Raviv posed as a member of the radical Right in the lead up to Rabin’s assassination and was in contact with Yigal Amir before he committed the assassination. Raviv was subsequently accused, along with the Shin Bet in general, by elements of the national-religious community of having orchestrated the assassination.

He was eventually put on trial for having failed to prevent the assassination, but was acquitted in 2003.


“Such things have already happened,” continued the rabbi. “Reports have been written by jurists about similar incidents which the Shin Bet has created, so why shouldn’t I think this for what’s happened here. Someone has an interest here, someone is enjoying it.”

Eliyahu also criticized the heavy media attention on the Duma attack, saying that it was out of proportion when compared to coverage of Israeli victims of Palestinian terrorist attacks, saying that “the murderers are the victims and the victims are the murderers.”

The Duma firebombing killed an 18-month-old boy and his parents.

Eliyahu has a history of rhetorical attacks against Israel’s Arab population.
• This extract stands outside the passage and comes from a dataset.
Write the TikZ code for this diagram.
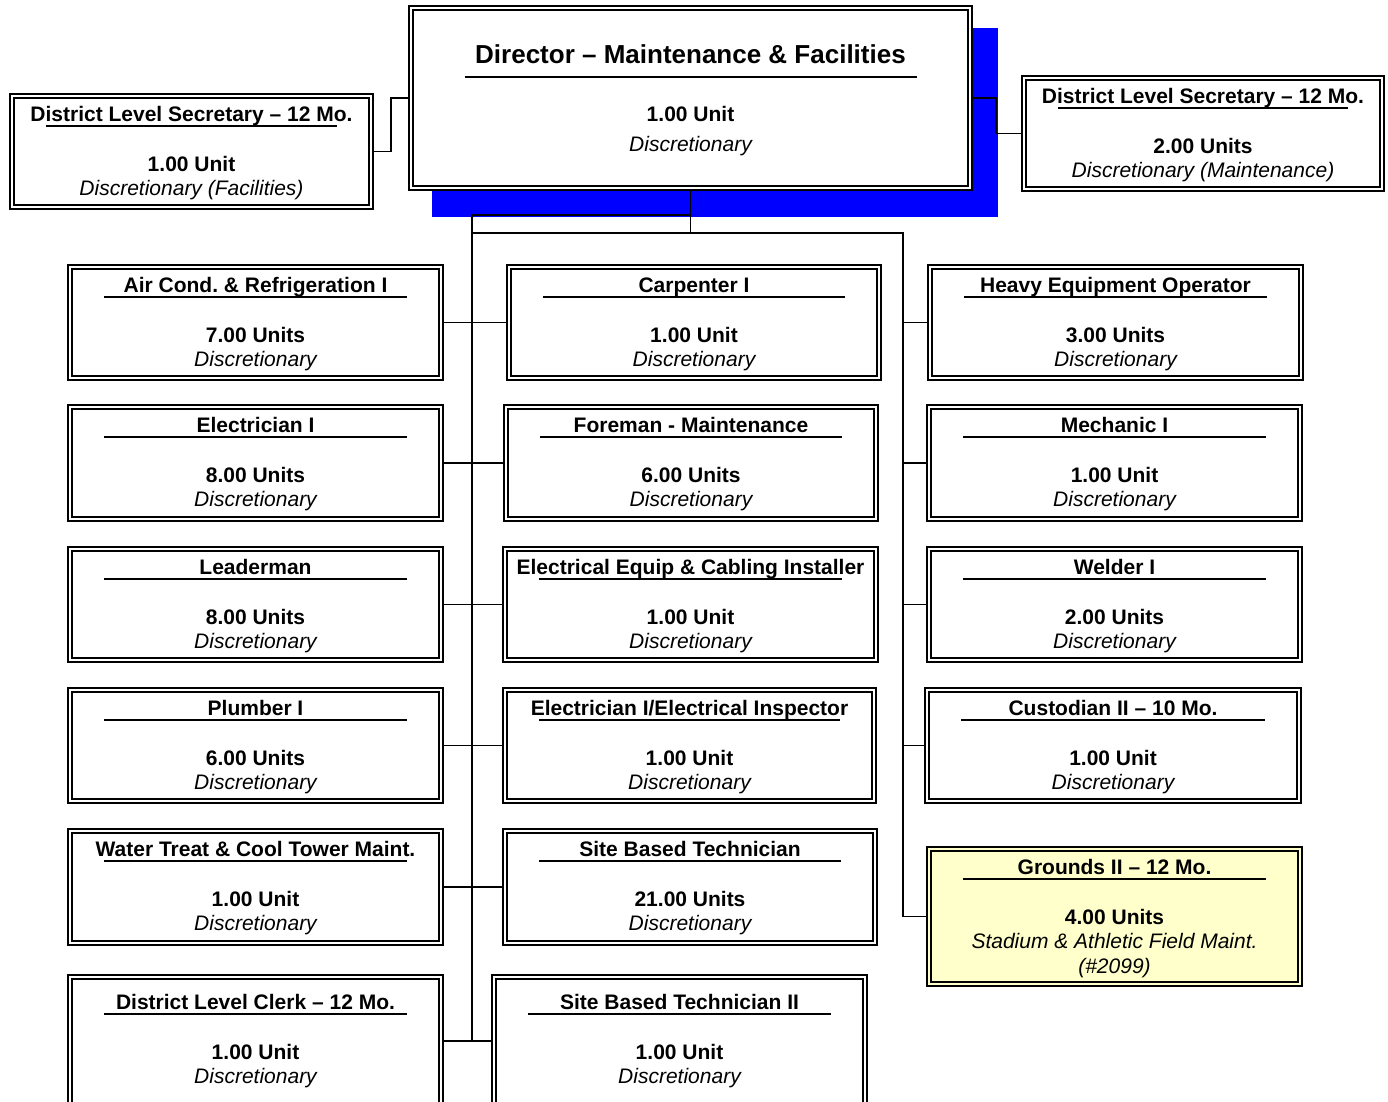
\documentclass[tikz,border=0pt]{standalone}
\usepackage{fontspec}
\setmainfont{Liberation Sans}
\usetikzlibrary{backgrounds}

\definecolor{groundsyellow}{HTML}{FFFFCC}

% one position box: [text shift] name, x1, y1, x2, y2, title, units, note
\newcommand\jobbox[9][0]{%
  \node[jobbox, minimum width={(#5-#3-5.9)*0.75pt},
    minimum height={(#6-#4-5.9)*0.75pt}] (#2) at ({(#3+#5)/2}, {(#4+#6)/2}) {};
  \node[jobtitle] (#2-t) at ({(#3+#5)/2}, {#4+28+#1}) {#7};
  \draw[jobrule] ({#3+37}, {#4+33+#1}) -- ({#5-37}, {#4+33+#1});
  \node[jobunits] (#2-u) at ({(#3+#5)/2}, {#4+78+#1}) {#8};
  \node[jobnote] (#2-n) at ({(#3+#5)/2}, {#4+102+#1}) {#9};
}

\begin{document}
\begin{tikzpicture}[x=0.75pt, y=-0.75pt,
    jobbox/.style={draw, line width=1.2pt, double=white, double distance=2pt,
      fill=white, inner sep=0pt},
    jobtitle/.style={anchor=base, inner sep=0pt,
      font=\fontsize{15.75}{18}\selectfont\bfseries},
    jobunits/.style={jobtitle},
    jobnote/.style={anchor=base, inner sep=0pt,
      font=\fontsize{15.75}{18}\selectfont\itshape},
    jobrule/.style={line width=1.1pt},
    wire/.style={line width=1.2pt}]
  \useasboundingbox (0, 0) rectangle (1388, 1101);

  % director
  \node[jobbox, minimum width={559.1*0.75pt}, minimum height={180.1*0.75pt}]
    (dir) at (690.5, 98) {};
  \node[jobtitle, font=\fontsize{19.5}{22}\selectfont\bfseries] (dir-t)
    at (690.5, 63) {Director – Maintenance \& Facilities};
  \draw[jobrule, line width=1.4pt] (465, 77) -- (917, 77);
  \node[jobunits] (dir-u) at (690.5, 121.5) {1.00 Unit};
  \node[jobnote] (dir-n) at (690.5, 151.5) {Discretionary};

  \jobbox{secl}{9}{93}{374}{210}{District Level Secretary – 12 Mo.}
    {1.00 Unit}{Discretionary (Facilities)}
  \jobbox{secr}{1021}{75}{1385}{192}{District Level Secretary – 12 Mo.}
    {2.00 Units}{Discretionary (Maintenance)}

  % left column
  \jobbox{air}{67}{264}{444}{381}{Air Cond.\ \& Refrigeration I}{7.00 Units}{Discretionary}
  \jobbox{elec}{67}{404}{444}{522}{Electrician I}{8.00 Units}{Discretionary}
  \jobbox{lead}{67}{546}{444}{663}{Leaderman}{8.00 Units}{Discretionary}
  \jobbox{plumb}{67}{687}{444}{804}{Plumber I}{6.00 Units}{Discretionary}
  \jobbox{water}{67}{828}{444}{946}{Water Treat \& Cool Tower Maint.}{1.00 Unit}{Discretionary}
  \jobbox[7]{clerk}{67}{974}{444}{1108}{District Level Clerk – 12 Mo.}{1.00 Unit}{Discretionary}

  % middle column
  \jobbox{carp}{506}{264}{882}{381}{Carpenter I}{1.00 Unit}{Discretionary}
  \jobbox{fore}{503}{404}{879}{522}{Foreman - Maintenance}{6.00 Units}{Discretionary}
  \jobbox{ecab}{502}{546}{879}{663}{Electrical Equip \& Cabling Installer}{1.00 Unit}{Discretionary}
  \jobbox{einsp}{502}{687}{877}{804}{Electrician I/Electrical Inspector}{1.00 Unit}{Discretionary}
  \jobbox{sbt}{502}{828}{878}{946}{Site Based Technician}{21.00 Units}{Discretionary}
  \jobbox[7]{sbtii}{491}{974}{868}{1108}{Site Based Technician II}{1.00 Unit}{Discretionary}

  % right column
  \jobbox{heavy}{927}{264}{1304}{381}{Heavy Equipment Operator}{3.00 Units}{Discretionary}
  \jobbox{mech}{926}{404}{1303}{522}{Mechanic I}{1.00 Unit}{Discretionary}
  \jobbox{weld}{926}{546}{1303}{663}{Welder I}{2.00 Units}{Discretionary}
  \jobbox{cust}{924}{687}{1302}{804}{Custodian II – 10 Mo.}{1.00 Unit}{Discretionary}
  \begin{scope}[jobbox/.append style={fill=groundsyellow, double=groundsyellow}]
    \jobbox{grounds}{926}{846}{1303}{987}{Grounds II – 12 Mo.}{4.00 Units}
      {Stadium \& Athletic Field Maint.}
  \end{scope}
  \node[jobnote] (grounds-m) at (1114.5, 973) {(\#2099)};

  \begin{scope}[on background layer]
    \fill[blue] (432, 28) rectangle (998, 217);

    \coordinate (busL) at (472, 215);
    \coordinate (busR) at (903, 233);

    \draw[wire] (dir.west) -- ++(-19, 0) |- (secl.east);
    \draw[wire] (dir.east) -- ++(25, 0) |- (secr.west);

    \draw[wire] (dir.south) -- (dir.south |- busR);
    \draw[wire] (dir.south |- busL) -- (busL) -- (busL |- clerk.east);
    \draw[wire] (busL |- busR) -- (busR) |- (grounds.west);

    \draw[wire] (air.east) -- (carp.west);
    \draw[wire] (elec.east) -- (fore.west);
    \draw[wire] (lead.east) -- (ecab.west);
    \draw[wire] (plumb.east) -- (einsp.west);
    \draw[wire] (water.east) -- (sbt.west);
    \draw[wire] (clerk.east) -- (sbtii.west);

    \draw[wire] (busR |- heavy.west) -- (heavy.west);
    \draw[wire] (busR |- mech.west) -- (mech.west);
    \draw[wire] (busR |- weld.west) -- (weld.west);
    \draw[wire] (busR |- cust.west) -- (cust.west);
  \end{scope}
\end{tikzpicture}
\end{document}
In 2006, he was indicted for racial incitement, but the charge was conditionally dropped when the rabbi apologized for his comments, retracted them and pledged not to make similar comments in the future.

A poll conducted for Army Radio and published on Monday showed that 78 percent of the national religious sector feel the Duma murders are being used to attack their community, while 36 percent believe “Arabs” to be behind the attack on the Dawabsha family and 79% believe the media have focused disproportionately on the issue in comparison with Palestinian terrorism.